Investing in technology isn’t the same as digital transformation

digital transformation

Quando ho iniziato a pensare di realizzare un percorso editoriale che illustrasse la trasformazione digitale nello sport, ho ripassato a memoria quelle che erano state le letture ed alcuni testi illuminanti che mi hanno spronato ad applicare concetti e metodologie della digital transformation, mutuando esperienze, casi e processi da altri settori. Traducendo appunto la trasformazione digitale in metodologia per lo sport.Sicuramente la frase di Brian Solis, “Investing in technology isn’t the same as digital transformation” è una delle quote che più mi ha influenzato al punto di fissarla all’inizio del mio testo sulla trasformazione digitale nello sport che ho appena pubblicato per Maggioli Editore: è emblematica e racchiude il significato centrale del concetto di trasformazione digitale. Così di Solis, analista digitale, sociologo e futurologo nonché uno dei leader di pensiero della trasformazione digitale, amo portarmi dietro anche il concetto correlato ai social media che sono sempre meno tecnologia e sempre più antropologia e sociologia.

La trasformazione digitale ha coinvolto la profonda evoluzione culturale dell’essere umano che ha cambiato approccio anche verso la formazione e, se da una parte è cresciuta la capacità di reperire informazioni, dall’altra si è verificato un cambiamento sostanziale dal punto di vista antropologico, tale da modificare anche le attitudini a memorizzare e a immagazzinare informazioni, così come stringere relazioni, comunicare, vivere. E i social vivono della profonda trasformazione dell’uomo, plasmandosi e adattandosi a queste evoluzioni “umane” profonde.

L’uomo digitalizzato è per certi versi un individuo destrutturato con codici
di comunicazione molto prevedibili e linearmente replicabili.
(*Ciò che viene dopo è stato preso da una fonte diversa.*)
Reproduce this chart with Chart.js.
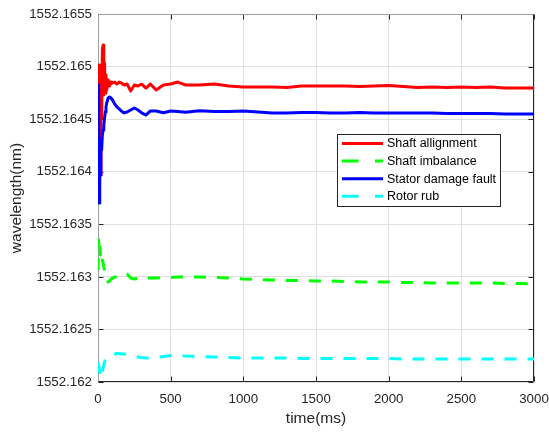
<!DOCTYPE html>
<html>
<head>
<meta charset="utf-8">
<script src="https://cdn.jsdelivr.net/npm/chart.js@4.4.1/dist/chart.umd.min.js"></script>
<style>
  html, body { margin: 0; padding: 0; background: #fff; }
  canvas { display: block; }
</style>
</head>
<body>
<canvas id="wavelengthChart" width="549" height="432"></canvas>
<script>
// time axis (ms), denser at the start where the transients are
const timeMs = [0, 4, 8, 12, 16, 20, 25, 30, 35, 40, 45, 50, 55, 60, 70, 80, 90, 100,
  115, 130, 145, 160, 180, 200, 225, 250, 275, 300, 330, 360, 400, 450, 500, 550, 600,
  700, 800, 900, 1000, 1100, 1200, 1300, 1400, 1500, 1600, 1700, 1800, 1900, 2000,
  2100, 2200, 2300, 2400, 2500, 2600, 2700, 2800, 2900, 3000];

const shaftAlignment = [1552.164872, 1552.164492, 1552.165015, 1552.164302, 1552.163969, 1552.164682,
  1552.164511, 1552.165158, 1552.165205, 1552.164730, 1552.165034, 1552.164749, 1552.164920, 1552.164777,
  1552.164872, 1552.164815, 1552.164853, 1552.164844, 1552.164853, 1552.164834, 1552.164853, 1552.164844,
  1552.164825, 1552.164834, 1552.164768, 1552.164825, 1552.164815, 1552.164834, 1552.164796, 1552.164834,
  1552.164777, 1552.164825, 1552.164834, 1552.164853, 1552.164825, 1552.164825, 1552.164834, 1552.164815,
  1552.164806, 1552.164806, 1552.164806, 1552.164801, 1552.164815, 1552.164815, 1552.164815, 1552.164815,
  1552.164811, 1552.164815, 1552.164820, 1552.164811, 1552.164801, 1552.164806, 1552.164801, 1552.164806,
  1552.164801, 1552.164806, 1552.164796, 1552.164796, 1552.164796];

const shaftImbalance = [1552.163065, 1552.163351, 1552.163255, 1552.163303, 1552.163208, 1552.163255,
  1552.163208, 1552.163160, 1552.163132, 1552.163094, 1552.163065, 1552.163018, 1552.162980, 1552.162961,
  1552.162951, 1552.162961, 1552.162980, 1552.162989, 1552.162999, 1552.162994, 1552.162999, 1552.163008,
  1552.163022, 1552.163027, 1552.162989, 1552.162980, 1552.162989, 1552.162994, 1552.162989, 1552.162989,
  1552.162989, 1552.162994, 1552.162994, 1552.162999, 1552.162999, 1552.162999, 1552.162994, 1552.162989,
  1552.162980, 1552.162975, 1552.162970, 1552.162965, 1552.162965, 1552.162961, 1552.162961, 1552.162956,
  1552.162951, 1552.162951, 1552.162951, 1552.162946, 1552.162946, 1552.162942, 1552.162942, 1552.162942,
  1552.162942, 1552.162942, 1552.162937, 1552.162937, 1552.162932];

const statorDamage = [1552.163731, 1552.164825, 1552.163703, 1552.164207, 1552.163969, 1552.164302,
  1552.164207, 1552.164349, 1552.164397, 1552.164444, 1552.164511, 1552.164568, 1552.164616, 1552.164654,
  1552.164701, 1552.164711, 1552.164701, 1552.164682, 1552.164644, 1552.164616, 1552.164597, 1552.164578,
  1552.164559, 1552.164568, 1552.164587, 1552.164606, 1552.164587, 1552.164559, 1552.164539, 1552.164578,
  1552.164578, 1552.164561, 1552.164578, 1552.164573, 1552.164565, 1552.164580, 1552.164573, 1552.164573,
  1552.164578, 1552.164568, 1552.164559, 1552.164559, 1552.164563, 1552.164563, 1552.164559, 1552.164559,
  1552.164563, 1552.164559, 1552.164559, 1552.164559, 1552.164559, 1552.164559, 1552.164554, 1552.164554,
  1552.164554, 1552.164554, 1552.164549, 1552.164549, 1552.164549];

const rotorRub = [1552.162190, 1552.162162, 1552.162133, 1552.162095, 1552.162057, 1552.162038,
  1552.162057, 1552.162095, 1552.162133, 1552.162162, 1552.162190, 1552.162209, 1552.162219, 1552.162228,
  1552.162238, 1552.162247, 1552.162257, 1552.162266, 1552.162266, 1552.162271, 1552.162271, 1552.162266,
  1552.162266, 1552.162262, 1552.162257, 1552.162247, 1552.162238, 1552.162233, 1552.162228, 1552.162228,
  1552.162233, 1552.162243, 1552.162252, 1552.162252, 1552.162247, 1552.162243, 1552.162238, 1552.162233,
  1552.162228, 1552.162228, 1552.162228, 1552.162228, 1552.162224, 1552.162224, 1552.162224, 1552.162224,
  1552.162224, 1552.162224, 1552.162224, 1552.162219, 1552.162219, 1552.162219, 1552.162219, 1552.162219,
  1552.162219, 1552.162219, 1552.162219, 1552.162219, 1552.162219];

const seriesNames = ['Shaft allignment', 'Shaft imbalance', 'Stator damage fault', 'Rotor rub'];

const xTicks = [0, 500, 1000, 1500, 2000, 2500, 3000];
const xTickLabels = ['0', '500', '1000', '1500', '2000', '2500', '3000'];
const yTicks = [1552.162, 1552.1625, 1552.163, 1552.1635, 1552.164, 1552.1645, 1552.165, 1552.1655];
const yTickLabels = ['1552.162', '1552.1625', '1552.163', '1552.1635', '1552.164', '1552.1645', '1552.165', '1552.1655'];

const FONT = 'Liberation Sans, Arial, Helvetica, sans-serif';
const INK = '#262626';

function toPoints(vals) {
  return timeMs.map((t, i) => ({ x: t, y: vals[i] }));
}

// box, inward ticks (matlab look) and the legend inside the axes
const matlabAxes = {
  id: 'matlabAxes',
  beforeDatasetsDraw(chart) {
    const ctx = chart.ctx;
    const a = chart.chartArea;
    const xs = chart.scales.x, ys = chart.scales.y;
    const L = Math.round(a.left) + 0.5, R = Math.round(a.right) - 0.5;
    const T = Math.round(a.top) + 0.5, B = Math.round(a.bottom) - 0.5;
    ctx.save();
    ctx.lineWidth = 1;
    ctx.strokeStyle = INK;
    ctx.beginPath();
    xTicks.forEach(v => {
      const px = Math.round(xs.getPixelForValue(v)) + 0.5;
      ctx.moveTo(px, B); ctx.lineTo(px, B - 5);
      ctx.moveTo(px, T); ctx.lineTo(px, T + 5);
    });
    yTicks.forEach(v => {
      const py = Math.round(ys.getPixelForValue(v)) + 0.5;
      ctx.moveTo(L, py); ctx.lineTo(L + 5, py);
      ctx.moveTo(R, py); ctx.lineTo(R - 5, py);
    });
    ctx.stroke();
    ctx.strokeStyle = '#9e9e9e';
    ctx.beginPath();
    ctx.moveTo(L, B); ctx.lineTo(L, T); ctx.lineTo(R, T);
    ctx.stroke();
    ctx.strokeStyle = INK;
    ctx.beginPath();
    ctx.moveTo(L, B); ctx.lineTo(R, B); ctx.lineTo(R, T);
    ctx.stroke();
    ctx.restore();
  },
  afterDraw(chart) {
    const ctx = chart.ctx;
    const bx = 337.5, by = 134.5, bw = 163, bh = 72;
    ctx.save();
    ctx.fillStyle = '#fff';
    ctx.fillRect(bx, by, bw, bh);
    ctx.strokeStyle = INK;
    ctx.lineWidth = 1;
    ctx.strokeRect(bx, by, bw, bh);
    ctx.font = '12.5px ' + FONT;
    ctx.textBaseline = 'middle';
    chart.data.datasets.forEach((ds, i) => {
      const y = 143.5 + i * 17.6;
      ctx.strokeStyle = ds.borderColor;
      ctx.lineWidth = 3;
      ctx.setLineDash(ds.borderDash && ds.borderDash.length ? [16.5, 16.5] : []);
      ctx.beginPath();
      ctx.moveTo(342, y); ctx.lineTo(383, y);
      ctx.stroke();
      ctx.setLineDash([]);
      ctx.fillStyle = '#000';
      ctx.fillText(ds.label, 387, y + 0.5);
    });
    ctx.restore();
  }
};

const wavelengthChart = new Chart(document.getElementById('wavelengthChart'), {
  type: 'line',
  data: {
    datasets: [
      { label: seriesNames[0], data: toPoints(shaftAlignment), borderColor: '#ff0000', order: 4 },
      { label: seriesNames[1], data: toPoints(shaftImbalance), borderColor: '#00ff00', borderDash: [12, 11], order: 3 },
      { label: seriesNames[2], data: toPoints(statorDamage), borderColor: '#0000ff', order: 2 },
      { label: seriesNames[3], data: toPoints(rotorRub), borderColor: '#00ffff', borderDash: [12, 11], order: 1 }
    ]
  },
  options: {
    responsive: false,
    animation: false,
    layout: { padding: { top: 14, right: 15, bottom: 0, left: 0 } },
    elements: {
      point: { radius: 0 },
      line: { borderWidth: 3, tension: 0, fill: false, borderCapStyle: 'butt', borderJoinStyle: 'round' }
    },
    plugins: {
      legend: { display: false },
      tooltip: { enabled: false }
    },
    scales: {
      x: {
        type: 'linear',
        min: 0,
        max: 3000,
        afterBuildTicks: s => { s.ticks = xTicks.map(v => ({ value: v })); },
        afterFit: s => { s.height = 50; s.paddingRight = 0; s.paddingLeft = 0; },
        grid: { color: '#dfdfdf', drawTicks: false },
        border: { display: false },
        ticks: { color: INK, font: { family: FONT, size: 13.3 }, padding: 9, maxRotation: 0, autoSkip: false,
          callback: (v, i) => xTickLabels[i] },
        title: { display: true, text: 'time(ms)', color: INK, font: { family: FONT, size: 15.5 }, padding: { top: 0, bottom: 4 } }
      },
      y: {
        type: 'linear',
        min: 1552.162,
        max: 1552.1655,
        afterBuildTicks: s => { s.ticks = yTicks.map(v => ({ value: v })); },
        afterFit: s => { s.width = 98; s.paddingTop = 0; s.paddingBottom = 0; },
        grid: { color: '#dfdfdf', drawTicks: false },
        border: { display: false },
        ticks: { color: INK, font: { family: FONT, size: 13.3 }, padding: 6, autoSkip: false,
          callback: (v, i) => yTickLabels[i] },
        title: { display: true, text: 'wavelength(nm)', color: INK, font: { family: FONT, size: 15.5 }, padding: { top: 7, bottom: 0 } }
      }
    }
  },
  plugins: [matlabAxes]
});
</script>
</body>
</html>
Non sempre l’evoluzione tecnologica porta benefici generalizzati se non si cambia modo di pensare, mindset per usare un termine anglofono. La trasformazione non è innovazione tecnologica: è adattamento e rivoluzione dell’approccio al presente. Lo sport, come tutti gli altri settori, si è ritrovato catapultato nell’emergenza e si è dovuto adattare al cambiamento radicale.

La tecnologia aveva abituato l’uomo a un torpore sociale, un equilibrio fatto di convenzioni e abitudini che sottostavano a un’evoluzione graduale anche se prima di febbraio, la consideravamo repentina e veloce. L’accelerazione da lockdown ha spinto gli uomini a mutare atteggiamento e imparare realmente a trasformarsi, velocemente, acquisendo tutto quel know-how che avrebbe consentito loro un nuovo adattamento sia lato sociale sia lato economico.

Così settori economici del nostro Paese, soprattutto quello sportivo, hanno intrapreso strade atte a cambiare normative, equilibri sociali e politici: senza una rivoluzione culturale e sociale sistemica anche del mondo sportivo, il rischio è nel non comprendere né difficoltà, né opportunità.

Il cambiamento non è qualcosa che coinvolge soltanto la parte tecnologica
ma è l’evoluzione di tutto il business, del mindset delle persone, della loro cultura.

Pensare fuori dagli schemi e cambiare per non restare indietro. Questo è il mantra del mio libro “Sport Digital Transformation” scritto per Maggioli Editore, in distribuzione online e in tutte le librerie dal 20 novembre.

Lo sport non sarà più quello di prima e la trasformazione è già iniziata.